The border patrol is not on the border. They have set up 60 miles away with check points that do nothing to stop the invasion. They are not allowed to use force in stopping anyone who is entering. They run around chasing them, if they get their hands on them then they can take them back across the border.
Federal prisons have over 35% illegal's and 20% of Arizona prisons are filled with illegal's. In the last few years 80% of our law enforcement that have been killed or wounded have been by an illegal.
The majority of people coming now are people we need to be worried about. The ranchers told us that they have seen a change in the people coming they are not just those who are looking for work and a better life.
The Federal Government has refused for years to do anything to help the border states . We have been over run and once they are here we have the burden of funding state services that they use. Education cost have been over a billion dollars. The healthcare cost billions of dollars. Our State is broke, $3.5 billion deficit and we have many serious decisions to make. One is that we do not have the money to care for any who are not here legally. It has to stop.
The border can be secured. We have the technology we have the ability to stop this invasion. We must know who is coming and they must come in an organized manner legally so that we can assimilate them into our population and protect the sovereignty of our country. We are a nation of laws. We have a responsibility to protect our citizens and to protect the integrity of our country and the government which we live under.
I would give amnesty today to many, but here is the problem, we dare not do this until the Border is secure. It will do no good to forgive them because thousands will come behind them and we will be over run to the point that there will no longer be the United States of America but a North American Union of open borders. I ask you what form of government will we live under? How long will it be before we will be just like Mexico , Canada or any of the other Central American or South American countries? We have already lost our language, everything must be printed in Spanish also. We have already lost our history it is no longer taught in our schools. And we have lost our borders.
The leftist media has distorted what SB 1070 will do. It is not going to set up a Nazi Germany . Are you kidding. The ACLU and the leftist courts will do everything to protect those who are here illegally, but it was an effort to try and stop illegal's from setting up businesses, and employment, and receiving state services and give the ability to local law enforcement when there is probable cause like a traffic stop to determine if they are here legally.
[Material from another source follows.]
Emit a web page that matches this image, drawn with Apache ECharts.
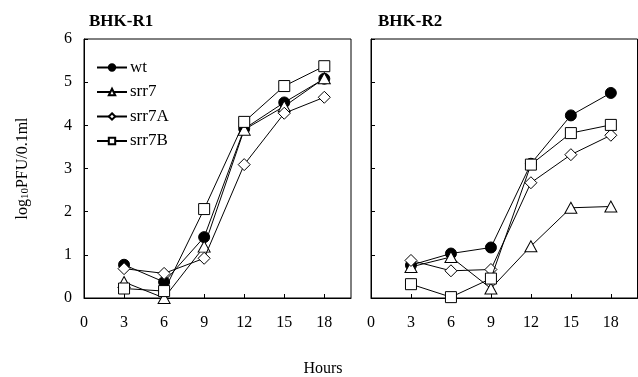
<!DOCTYPE html>
<html><head><meta charset="utf-8">
<script src="https://cdn.jsdelivr.net/npm/echarts@6/dist/echarts.min.js"></script>
<style>html,body{margin:0;padding:0;background:#fff}#c{width:638px;height:377px}</style>
</head><body><div id="c"></div>
<script>
var hours = [3, 6, 9, 12, 15, 18];
var seriesNames = ['wt', 'srr7', 'srr7A', 'srr7B'];
var panelTitles = ['BHK-R1', 'BHK-R2'];
var yTicks = [0, 1, 2, 3, 4, 5, 6];
var xTicks = [0, 3, 6, 9, 12, 15, 18];
// BHK-R1
var r1_wt    = [0.77, 0.37, 1.41, 3.92, 4.53, 5.08];
var r1_srr7  = [0.37, 0.0, 1.19, 3.90, 4.44, 5.09];
var r1_srr7A = [0.68, 0.57, 0.92, 3.09, 4.28, 4.65];
var r1_srr7B = [0.22, 0.16, 2.06, 4.08, 4.91, 5.37];
// BHK-R2
var r2_wt    = [0.76, 1.03, 1.17, 3.11, 4.23, 4.75];
var r2_srr7  = [0.72, 0.95, 0.22, 1.20, 2.09, 2.12];
var r2_srr7A = [0.87, 0.63, 0.66, 2.67, 3.32, 3.77];
var r2_srr7B = [0.32, 0.02, 0.45, 3.09, 3.82, 4.01];

var panels = [[r1_wt, r1_srr7, r1_srr7A, r1_srr7B], [r2_wt, r2_srr7, r2_srr7A, r2_srr7B]];
var symbols = ['circle', 'triangle', 'diamond', 'rect'];
var fills = ['#000', '#fff', '#fff', '#fff'];
var FONT = 'Liberation Serif';

function pairs(v) { return hours.map(function (h, i) { return [h, v[i]]; }); }

var grids = [
  { left: 84, top: 39, width: 267, height: 259, show: true, borderColor: '#000', borderWidth: 1, backgroundColor: 'transparent' },
  { left: 371, top: 39, width: 266.5, height: 259, show: true, borderColor: '#000', borderWidth: 1, backgroundColor: 'transparent' }
];
var xAxes = [0, 1].map(function (g) {
  return {
    type: 'value', gridIndex: g, min: 0, max: 20, interval: 3,
    axisLine: { show: true, lineStyle: { color: '#000', width: 1 } },
    axisTick: { show: true, inside: true, length: 4, lineStyle: { color: '#000' } },
    axisLabel: { color: '#000', fontFamily: FONT, fontSize: 16, margin: 17, showMaxLabel: false,
      formatter: function (v) { return xTicks.indexOf(v) >= 0 ? String(v) : ''; } },
    splitLine: { show: false }
  };
});
var yAxes = [0, 1].map(function (g) {
  return {
    type: 'value', gridIndex: g, min: 0, max: 6, interval: 1,
    axisLine: { show: true, lineStyle: { color: '#000', width: 1 } },
    axisTick: { show: true, inside: true, length: 4, lineStyle: { color: '#000' } },
    axisLabel: { show: g === 0, color: '#000', fontFamily: FONT, fontSize: 16, margin: 12,
      formatter: function (v) { return yTicks.indexOf(v) >= 0 ? String(v) : ''; } },
    splitLine: { show: false },
    name: g === 0 ? 'log{s|10}PFU/0.1ml' : '',
    nameLocation: 'middle', nameRotate: 90, nameGap: 53,
    nameTextStyle: { color: '#000', fontFamily: FONT, fontSize: 16,
      rich: { s: { fontFamily: FONT, fontSize: 11, color: '#000', verticalAlign: 'bottom', padding: [6, 0, 0, 0] } } }
  };
});

var series = [];
panels.forEach(function (arrs, g) {
  arrs.forEach(function (arr, k) {
    series.push({
      name: seriesNames[k], type: 'line', xAxisIndex: g, yAxisIndex: g,
      data: pairs(arr),
      symbol: symbols[k], symbolSize: k === 1 ? [12, 11] : (k === 2 ? 12 : 11),
      lineStyle: { color: '#000', width: 1 },
      itemStyle: { color: fills[k], borderColor: '#000', borderWidth: 1 },
      emphasis: { disabled: true }, animation: false, z: 2 + k
    });
  });
});

var chart = echarts.init(document.getElementById('c'), null, { renderer: 'canvas' });
chart.setOption({
  backgroundColor: '#fff',
  animation: false,
  textStyle: { fontFamily: FONT },
  title: [
    { text: panelTitles[0], left: 84, top: 8, textStyle: { fontFamily: FONT, fontSize: 17, fontWeight: 'bold', color: '#000' } },
    { text: panelTitles[1], left: 373, top: 8, textStyle: { fontFamily: FONT, fontSize: 17, fontWeight: 'bold', color: '#000' } },
    { text: 'Hours', left: 318, top: 356, textAlign: 'center', textStyle: { fontFamily: FONT, fontSize: 16, fontWeight: 'normal', color: '#000' } }
  ],
  legend: {
    data: seriesNames, orient: 'vertical', left: 91, top: 54,
    itemWidth: 30, itemHeight: 8, itemGap: 7.5,
    textStyle: { fontFamily: FONT, fontSize: 17, color: '#000', padding: [0, 0, 0, -2] },
    selectedMode: false
  },
  grid: grids, xAxis: xAxes, yAxis: yAxes, series: series
});
</script></body></html>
Federal law is very clear if you are here on a visa you must have your papers on you at all times. That is the law. In Arizona all you need to show you are a legal citizen is a driver license, MVD identification card, Native American Card, or a Military ID. This is what you need to vote, get a hunting license, etc.. So nothing new has been added to this law. No one is going to be stopped walking down the street etc... The Socialist who are in power in DC are angry because we dare try and do something and that something the Socialist wants us to do is just let them come. They want the "Transformation" to continue.
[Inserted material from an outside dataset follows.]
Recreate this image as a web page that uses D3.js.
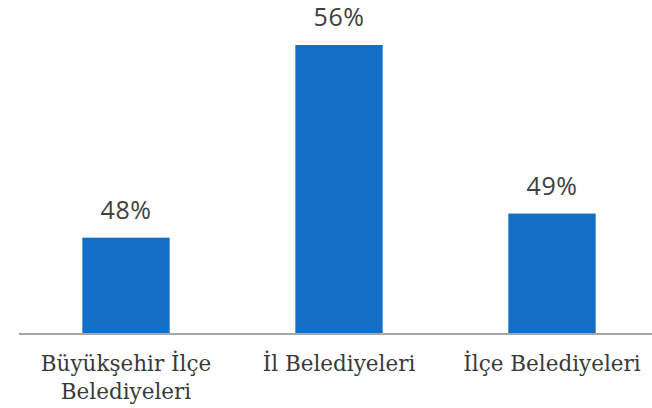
<!DOCTYPE html>
<html lang="tr">
<head>
    <meta charset="UTF-8">
    <title>Belediyeler</title>
    <script src="https://d3js.org/d3.v7.min.js"></script>
    <style>
        body { margin: 0; background: #fff; }
    </style>
</head>
<body>

<svg width="652" height="408"></svg>

<script>

    // veriler
    var categories = [['Büyükşehir İlçe', 'Belediyeleri'], ['İl Belediyeleri'], ['İlçe Belediyeleri']];
    var values = [48, 56, 49];

    var svg = d3.select('svg');

    // x ekseni bant ölçeği
    var x = d3.scaleBand()
        .domain(d3.range(values.length))
        .range([19.5, 658.5])
        .paddingInner(0.59)
        .paddingOuter(0.295);

    // y ekseni 44%'ten başlıyor
    var y = d3.scaleLinear().domain([44, 56]).range([334, 45]);

    svg.selectAll('rect.bar')
        .data(values)
        .enter()
        .append('rect')
        .attr('class', 'bar')
        .attr('x', function (d, i) { return x(i); })
        .attr('y', function (d) { return y(d); })
        .attr('width', x.bandwidth())
        .attr('height', function (d) { return y(44) - y(d); })
        .attr('fill', '#136fc6');

    // taban çizgisi
    svg.append('line')
        .attr('x1', 19).attr('x2', 652)
        .attr('y1', 334).attr('y2', 334)
        .attr('stroke', '#a6a6a6')
        .attr('stroke-width', 2);

    // değer etiketleri
    svg.selectAll('text.val')
        .data(values)
        .enter()
        .append('text')
        .attr('class', 'val')
        .attr('x', function (d, i) { return x(i) + x.bandwidth() / 2; })
        .attr('y', function (d) { return y(d) - 19; })
        .attr('text-anchor', 'middle')
        .attr('font-family', 'Open Sans')
        .attr('font-size', 25)
        .attr('letter-spacing', 0.5)
        .attr('fill', '#404040')
        .text(function (d) { return d + '%'; });

    // kategori etiketleri
    var lab = svg.selectAll('text.cat')
        .data(categories)
        .enter()
        .append('text')
        .attr('class', 'cat')
        .attr('text-anchor', 'middle')
        .attr('font-family', 'DejaVu Serif')
        .attr('font-size', 21.5)
        .attr('fill', '#3a3a3a');

    lab.selectAll('tspan')
        .data(function (d, i) { return d.map(function (t) { return {t: t, i: i}; }); })
        .enter()
        .append('tspan')
        .attr('x', function (d) { return x(d.i) + x.bandwidth() / 2; })
        .attr('y', function (d, j) { return 371 + j * 28; })
        .text(function (d) { return d.t; });

</script>
</body>
</html>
Maybe it is too late to save America . Maybe we are not worthy of freedom anymore. But as an elected official I must try to do what I can to protect our Constitutional Republic . Living in America is not a right just because you can walk across the border. Being an American is a responsibility and it comes by respecting and upholding the Constitution the law of our land which says what you must do to be a citizen of this country. Freedom is not free.